On compiling (run make) and executing this program, you should see the following output.

Relation: RELATIONCAT
RelName: STR
#Attributes: NUM
#Records: NUM
FirstBlock: NUM
LastBlock: NUM
#Slots: NUM

Relation: ATTRIBUTECAT
RelName: STR
AttributeName: STR
AttributeType: NUM
PrimaryFlag: NUM
RootBlock: NUM
Offset: NUM

Relation: Students
RollNumber: STR
Name: STR
Marks: NUM
Class: STR

Try creating more relations using the XFS interface and you'll see the schema of all those relations when you run the executable that we just built.

caution

The attribute catalog can span across multiple disk blocks. We are only reading from one block of the attribute catalog. If the total number of attributes exceeds 19 (Why?), another block will be allocated for the attribute catalog. Your code will have to be modified to read the other blocks if needed.

Exercises

Q1. Modify this program to read across multiple blocks of the attribute catalog.
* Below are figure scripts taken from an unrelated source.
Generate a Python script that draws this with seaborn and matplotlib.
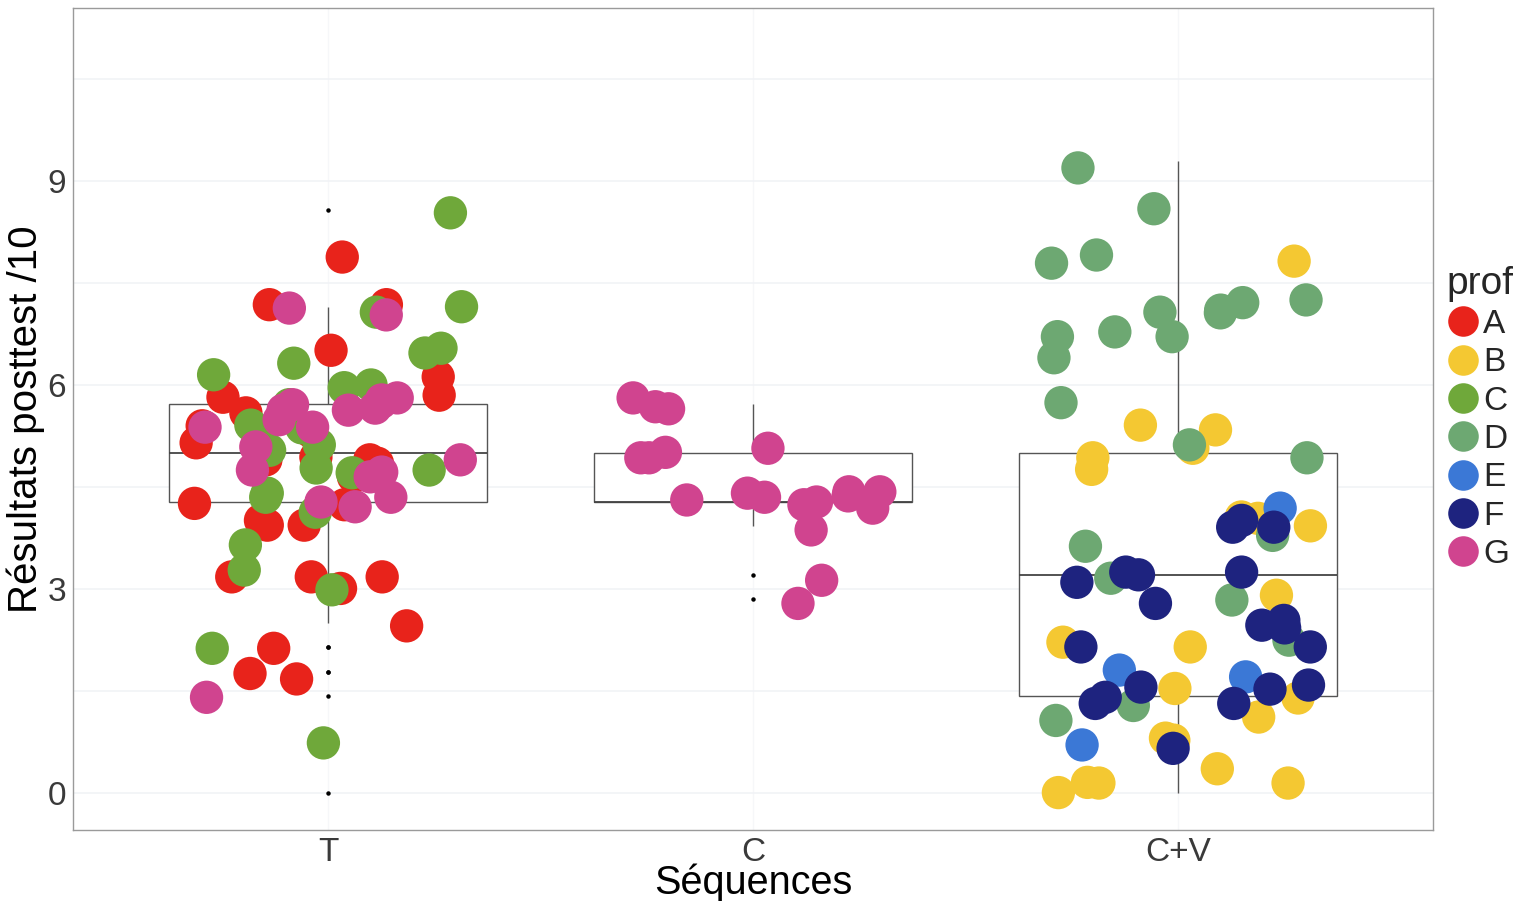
import numpy as np
import pandas as pd
import matplotlib
matplotlib.use("Agg")
import matplotlib.pyplot as plt
import seaborn as sns
from matplotlib.lines import Line2D

# ---------------- data ----------------
categories = ["T", "C", "C+V"]
profs = ["A", "B", "C", "D", "E", "F", "G"]
prof_colors = ["#E8231B", "#F4C832", "#6FA83A", "#6DA872", "#3B78D6", "#1E237F", "#D0448F"]

# Séquence T
T_A = [7.88, 7.18, 7.18, 6.51, 6.12, 5.85, 5.82, 5.59, 5.40, 5.31, 5.15, 4.94, 4.90,
       4.90, 4.85, 4.65, 4.26, 4.24, 4.01, 3.94, 3.94, 3.18, 3.18, 3.18, 3.01, 2.46,
       2.13, 1.76, 1.68]
T_C = [8.53, 7.15, 7.07, 6.54, 6.47, 6.32, 6.15, 6.00, 5.96, 5.71, 5.41, 5.37, 5.12,
       5.12, 5.04, 4.78, 4.75, 4.71, 4.41, 4.35, 4.13, 3.65, 3.28, 2.99, 2.13, 0.74]
T_G = [7.13, 7.03, 5.81, 5.78, 5.74, 5.71, 5.66, 5.63, 5.63, 5.49, 5.38, 5.38, 5.09,
       4.90, 4.75, 4.72, 4.65, 4.35, 4.28, 4.21, 1.41]
T_outlier_only = [0.0]   # shown only as a boxplot outlier dot, no coloured point
# Séquence C
C_G = [5.81, 5.65, 5.68, 4.93, 4.93, 5.07, 5.01, 4.43, 4.24, 4.35, 3.87, 4.31, 4.19,
       4.37, 4.28, 4.41, 4.43, 3.13, 2.79]
# Séquence C+V
CV_B = [7.82, 5.34, 5.41, 5.07, 4.93, 4.76, 4.06, 4.04, 3.93, 2.91, 2.15, 2.22, 1.54,
        1.40, 1.12, 0.78, 0.81, 0.15, 0.16, 0.01, 0.15, 0.36]
CV_D = [9.19, 8.59, 7.79, 7.91, 7.21, 7.06, 6.71, 6.78, 7.10, 7.25, 7.07, 6.71, 6.40,
        5.74, 4.93, 5.12, 3.79, 3.63, 3.16, 2.84, 2.25, 1.29, 1.07]
CV_E = [4.19, 1.81, 1.71, 0.71]
CV_F = [3.91, 3.91, 4.01, 3.21, 3.25, 3.10, 3.25, 2.79, 2.54, 2.15, 2.43, 2.47, 2.15,
        1.56, 1.32, 1.41, 1.53, 1.59, 1.32, 0.66]

score_step = 10 / 28  # scores are half points out of 14, rescaled to /10

groups = [("T", "A", T_A), ("T", "C", T_C), ("T", "G", T_G), ("T", None, T_outlier_only),
          ("C", "G", C_G),
          ("C+V", "B", CV_B), ("C+V", "D", CV_D), ("C+V", "E", CV_E), ("C+V", "F", CV_F)]
rows = []
for seq, prof, vals in groups:
    for v in vals:
        rows.append({"seq": seq, "prof": prof, "y": v})
df = pd.DataFrame(rows)
df["score"] = np.round(df["y"] / score_step) * score_step
pts = df[df["prof"].notna()]

# ---------------- plot ----------------
W, H, DPI = 1527, 901, 100
fig = plt.figure(figsize=(W / DPI, H / DPI), dpi=DPI)
sns.set_style("white")
plt.rcParams['font.family'] = ['Liberation Sans', 'DejaVu Sans']

ax = fig.add_axes([73 / W, 1 - 830 / H, (1433 - 73) / W, (830 - 8) / H])

gray = "#555555"
sns.boxplot(data=df, x="seq", y="score", order=categories, ax=ax, width=0.75,
            whis=1.49, color="white",
            boxprops=dict(facecolor="white", edgecolor=gray, linewidth=1.0),
            whiskerprops=dict(color=gray, linewidth=1.0),
            capprops=dict(linewidth=0),
            medianprops=dict(color="#444444", linewidth=1.3),
            flierprops=dict(marker="o", markersize=2.2, markerfacecolor="black",
                            markeredgecolor="black"),
            zorder=1)

np.random.seed(3)
sns.stripplot(data=pts, x="seq", y="y", order=categories, hue="prof", hue_order=profs,
              palette=prof_colors, jitter=0.33, size=24, linewidth=0, alpha=1.0,
              ax=ax, zorder=3, legend=False)

ax.set_xlim(-0.6, 2.6)
ax.set_ylim(-0.54, 11.54)
ax.set_yticks([0, 3, 6, 9])
ax.set_yticks([1.5, 4.5, 7.5, 10.5], minor=True)
ax.grid(True, which="both", axis="y", color="#f1f3f6", linewidth=1.2, zorder=0)
ax.grid(True, which="major", axis="x", color="#f6f7f9", linewidth=1.0, zorder=0)
ax.set_axisbelow(True)

for s in ax.spines.values():
    s.set_color("#9a9a9a")
    s.set_linewidth(1.0)
ax.tick_params(axis="both", which="major", length=3, width=0.8, color="#888888",
               labelsize=24, labelcolor="#3a3a3a", pad=2)
ax.tick_params(axis="both", which="minor", length=0)

ax.set_xlabel("Séquences", fontsize=28.5, color="black", labelpad=-3)
ax.set_ylabel("Résultats posttest /10", fontsize=29, color="black", labelpad=2)

handles = [Line2D([0], [0], marker="o", linestyle="", markersize=22,
                  markerfacecolor=c, markeredgewidth=0) for c in prof_colors]
leg = fig.legend(handles, profs, title="prof", loc="upper left",
                 bbox_to_anchor=(1440 / W, 1 - 259 / H), frameon=False,
                 fontsize=24, title_fontsize=28, handletextpad=0.1,
                 labelspacing=0.22, borderaxespad=0, handlelength=1.0,
                 borderpad=0.2)
leg._legend_box.align = "left"

fig.savefig("out.png", dpi=DPI)
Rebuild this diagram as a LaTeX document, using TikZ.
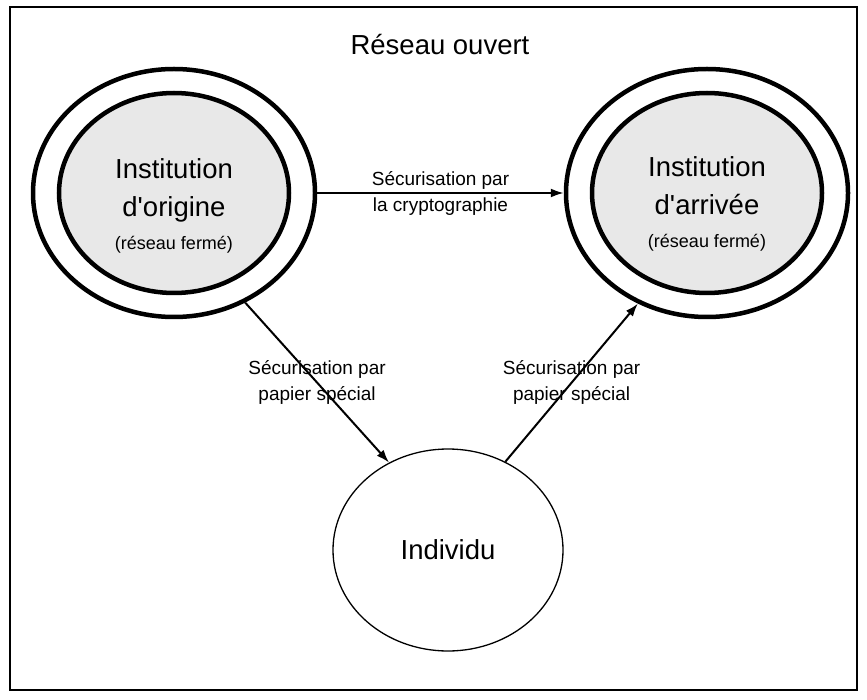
\documentclass[tikz,border=0pt]{standalone}
\usepackage{fontspec}
\setmainfont{Liberation Sans}
\usetikzlibrary{arrows.meta,shapes.geometric}

\begin{document}
\begin{tikzpicture}[x=1pt,y=-1pt]
        \tikzstyle{every node}=[font=\fontsize{27.5}{38}\selectfont]
        \tikzstyle{outerring}=[ellipse,draw,line width=4.5pt,minimum width=282pt,minimum height=248pt,inner sep=0pt]
        \tikzstyle{innerring}=[ellipse,draw,line width=4.5pt,fill=black!9,minimum width=230pt,minimum height=200pt,inner sep=0pt]
        \tikzstyle{lbl}=[align=center,font=\fontsize{19}{26}\selectfont]
        \tikzstyle{arr}=[-{Latex[length=13pt,width=9pt]},line width=2pt]
        \useasboundingbox (0,0) rectangle (867,700);

        %%% Frame
        \node[draw,line width=2.5pt,minimum width=847pt,minimum height=683pt,inner sep=0pt] (frame) at (433.5,348.5) {};
        \node (title) at (440,45) {R\'eseau ouvert};

        %%% Institutions
        \node[outerring] (lo) at (174,193) {};
        \node[innerring] (li) at (174,193) {};
        \node[align=center] (ltxt) at (174,206) {Institution\\d\textquotesingle origine\\[-5pt]{\fontsize{18}{22}\selectfont (r\'eseau ferm\'e)}};

        \node[outerring] (ro) at (707,193) {};
        \node[innerring] (ri) at (707,193) {};
        \node[align=center] (rtxt) at (707,204) {Institution\\d\textquotesingle arriv\'ee\\[-5pt]{\fontsize{18}{22}\selectfont (r\'eseau ferm\'e)}};

        %%% Individu
        \node[ellipse,draw,line width=1.3pt,minimum width=230pt,minimum height=202pt,inner sep=0pt] (ind) at (448,550) {Individu};

        \draw[arr] (lo.east) -- node[lbl] {S\'ecurisation par\\la cryptographie} (ro.west);
        \draw[arr] (lo.-57) -- node[lbl] {S\'ecurisation par\\papier sp\'ecial} (ind.124);
        \draw[arr] (ind.57) -- node[lbl] {S\'ecurisation par\\papier sp\'ecial} (ro.-122);
\end{tikzpicture}
\end{document}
Create the relations Events(id NUM, title STR, location STR), Locations(name STR, capacity NUM) and Participants(regNo NUM, event STR) into the database using the XFS Interface. Print the details using NITCbase. (Hint: the rblock field in the header of the attribute catalog block gives the next block).

NOTE: Don't forget to exit NITCbase before running commands in the XFS Interface (refer to the WARNING in the documentation of runtime disk).

Q2. Modify the main function to update the schema of the Student relation. Change the name of the Class attribute to Batch and confirm that the change has been made by printing the relation again.